We are meaning-hungry creatures and I would suggest that above all else, to live in hope is essentially a belief that there is meaning and narrative in what sometimes appears to be a jumbled mess of days and years. To read one’s life closely, is to make connections between the raw materials of our days- the text- until we find that moment of resonance. Hence my subtitle, “A Close Reading of the Everyday.” I’ve always found a certain thrill in close reading and making connections within a text, staying up all night writing papers in college and graduate school, reading and rereading literature, searching for parts of the narrative that somehow matched or came together like a puzzle. You don’t always know what it is you’re searching for, but you do recognize it when you find it.

And I do prefer to think of it as a finding, a discovery, rather than an imposing upon. A NY Times article last week entitled, “Writing Your Way to Happiness,” reports that the practice of writing to “rewrite” your life narratives can have transformative results. Dr. Wilson, author of “Redirect: Changing the Stories We Live By,” and professor at my alma mater says, “Writing forces people to reconstrue whatever is troubling them and find new meaning in it.” Certainly writing does possess this power. In a 2005 NY Times review of Joan Didion’s “The Year of Magical Thinking,” the reviewer writes of Didion and her husband, “Writing for both of them was a way to find out what they thought; the construction of a narrative was a means of imposing a pattern on the chaos of life.”   In my own reading and writing, I too have attempted to make sense of the randomness. But what most surprised me during the darkest period of my life was my writing’s natural and persistent inclination towards hope. Although I never planned to write in an encouraging style, hope always seemed to sneak up on me at the end of a piece. When I sifted through what felt like the charred ruins of my life closely, threads of narrative and beauty and meaning were also there- whether I wanted to admit it or not.

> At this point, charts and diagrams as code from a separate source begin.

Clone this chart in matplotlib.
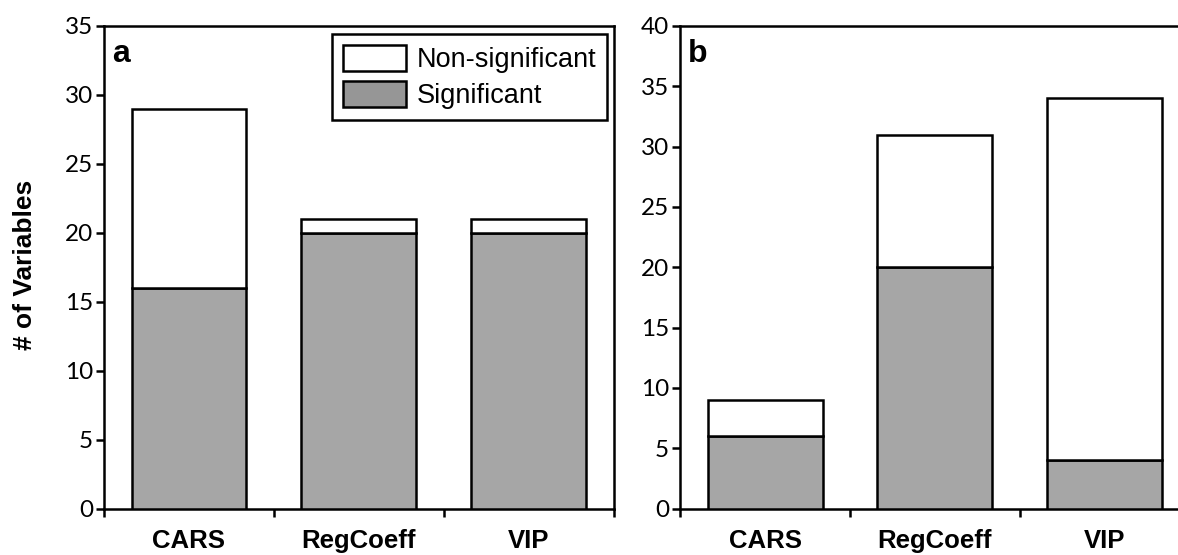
import matplotlib
matplotlib.use("Agg")
import matplotlib.pyplot as plt
from matplotlib.patches import Patch
import numpy as np

# Variable-selection methods and counts of selected variables
methods = ["CARS", "RegCoeff", "VIP"]

# Panel a
sig_a = [16, 20, 20]
total_a = [29, 21, 21]

# Panel b
sig_b = [6, 20, 4]
total_b = [9, 31, 34]

ylim_a = 35
ylim_b = 40

GRAY = "#a6a6a6"
LEGEND_GRAY = "#969696"
LW = 1.8

TICK_FONT = "Lato"
BOLD_FONT = "Liberation Sans"

W, H = 1178, 555
fig = plt.figure(figsize=(W / 100, H / 100), dpi=100)


def px_axes(left, top, right, bottom):
    return fig.add_axes([left / W, 1 - bottom / H, (right - left) / W, (bottom - top) / H])


ax_a = px_axes(104, 26, 614, 508.5)
ax_b = px_axes(680, 26, 1190, 508.5)


def draw_panel(ax, sig, total, ymax, letter):
    x = np.arange(len(methods)) + 0.5
    nonsig = np.array(total) - np.array(sig)
    width = 115 / 170
    ax.bar(x, sig, width=width, color=GRAY, edgecolor="black", linewidth=LW, zorder=3)
    ax.bar(x, nonsig, bottom=sig, width=width, color="white", edgecolor="black",
           linewidth=LW, zorder=3)
    ax.set_xlim(0, len(methods))
    ax.set_ylim(0, ymax)
    ax.set_yticks(np.arange(0, ymax + 1, 5))
    ax.set_xticks(np.arange(0, len(methods) + 1))
    ax.set_xticklabels([])
    ax.set_xticks(x, minor=True)
    ax.set_xticklabels(methods, minor=True, fontfamily=BOLD_FONT, fontweight="bold",
                       fontsize=18.5)
    ax.tick_params(axis="x", which="minor", length=0, pad=15)
    ax.tick_params(axis="x", which="major", length=6, width=LW, direction="out")
    ax.tick_params(axis="y", which="major", length=6, width=LW, direction="out", pad=2)
    for lab in ax.get_yticklabels():
        lab.set_fontfamily(TICK_FONT)
        lab.set_fontsize(17.5)
    for s in ax.spines.values():
        s.set_linewidth(LW)
    ax.text(8 / 510, (508.5 - 62) / 482.5, letter, transform=ax.transAxes,
            fontfamily=BOLD_FONT, fontweight="bold", fontsize=23,
            ha="left", va="baseline")


draw_panel(ax_a, sig_a, total_a, ylim_a, "a")
draw_panel(ax_b, sig_b, total_b, ylim_b, "b")

handles = [
    Patch(facecolor="white", edgecolor="black", linewidth=LW, label="Non-significant"),
    Patch(facecolor=LEGEND_GRAY, edgecolor="black", linewidth=LW, label="Significant"),
]
leg = ax_a.legend(handles=handles, loc="upper right", bbox_to_anchor=(0.986, 0.984),
                  prop={"family": BOLD_FONT, "size": 19.5}, frameon=True, fancybox=False,
                  framealpha=1, edgecolor="black", handlelength=2.3, handleheight=1.1,
                  handletextpad=0.4, borderpad=0.4, labelspacing=0.3,
                  borderaxespad=0)
leg.get_frame().set_linewidth(LW)

fig.text(25 / W, 1 - 265 / H, "# of Variables", rotation=90, ha="center", va="center",
         fontfamily=BOLD_FONT, fontweight="bold", fontsize=19)

fig.savefig("out.png", dpi=100)
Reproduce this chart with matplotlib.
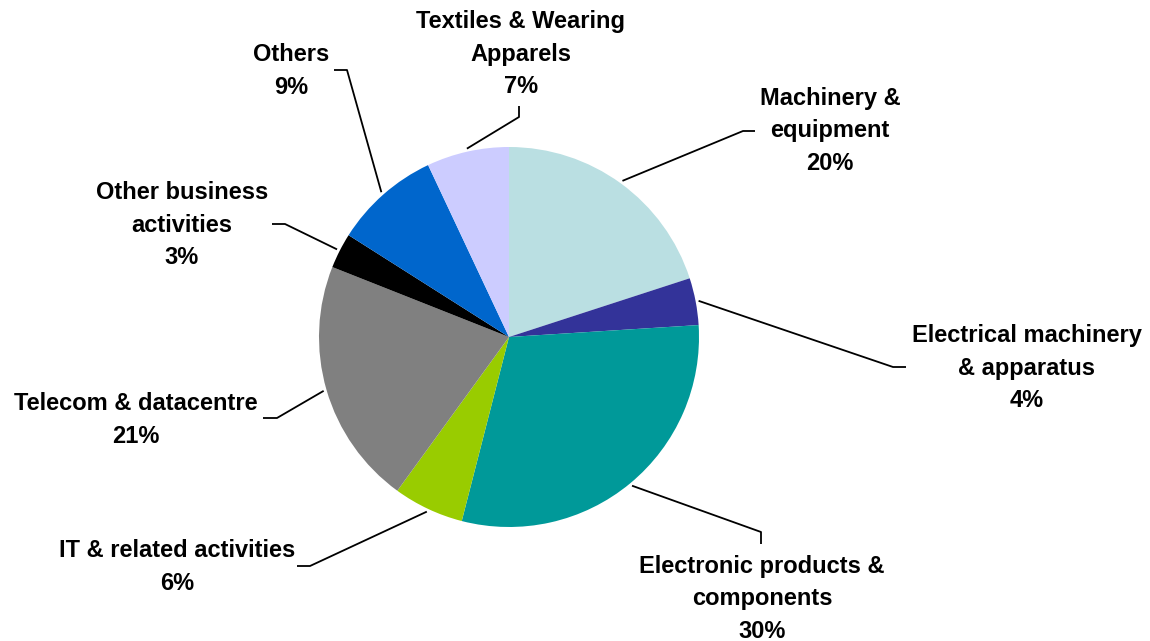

And so, I cannot give the writing process itself full credit for editing or revising my life narrative. That kind of writing always feels forced no matter how one tries to mask its inauthenticity. Having a crappy day and putting a positive spin on it with words would just suck. I wouldn’t want to impose order on chaos through my writing just as I wouldn’t want to have blind faith in a God because the notion comforts me. Rather, because I have always felt a piece of writing or a song to preexist its creation, it makes more sense to me that the process is a tool that opens one up to truths already there, that one was otherwise unable to see. It is somewhat like the invisible ink in my six-year-old’s secret agent kit. The writing is there already, but you just can’t see it until you shine the little blue light on the top of the pen on it.  Then, suddenly, a blank white sheet of paper that one might have written right over, reveals letters, words- a message.

Although the sheer act of writing can serve in a therapeutic way, writing that has become art transcends rather than repairs.  Just as the Ignatian practice of the Daily Examen looks back over a day to find God present in all things, art is not a rewriting of the raw materials of life, but a close reading. Not a revising, but a revealing. It most reminds me of the excavation tools my daughter gets at the Museum of Natural History to uncover “dinosaur fossils,” – the sharper tool that chips away at the sand, and especially the brush that gently reveals, to her delight, the bones underneath. If ever I should take up my studies, my archaeological tools and discover only brokenness and shattered things, I’ll have to change this blog title. Until then, it is studies in hope.

JAC

January 23, 2015

3 Comments

  1. mandelovich

    My name is Julie. My husband died on September 13, 2013. We have a 10 year old daughter. Thank you for your beautiful blog.

    Reply
    • JAC

      Hi Julie,
      I’m so sorry for your loss. Thank you for going on and being here…I genuinely salute you.

      Reply
  2. Raising Happy

    I just came across your blog and find both your story and perspective inspiring. I appreciate the attention you seem to give everything and will be returning again as a reader.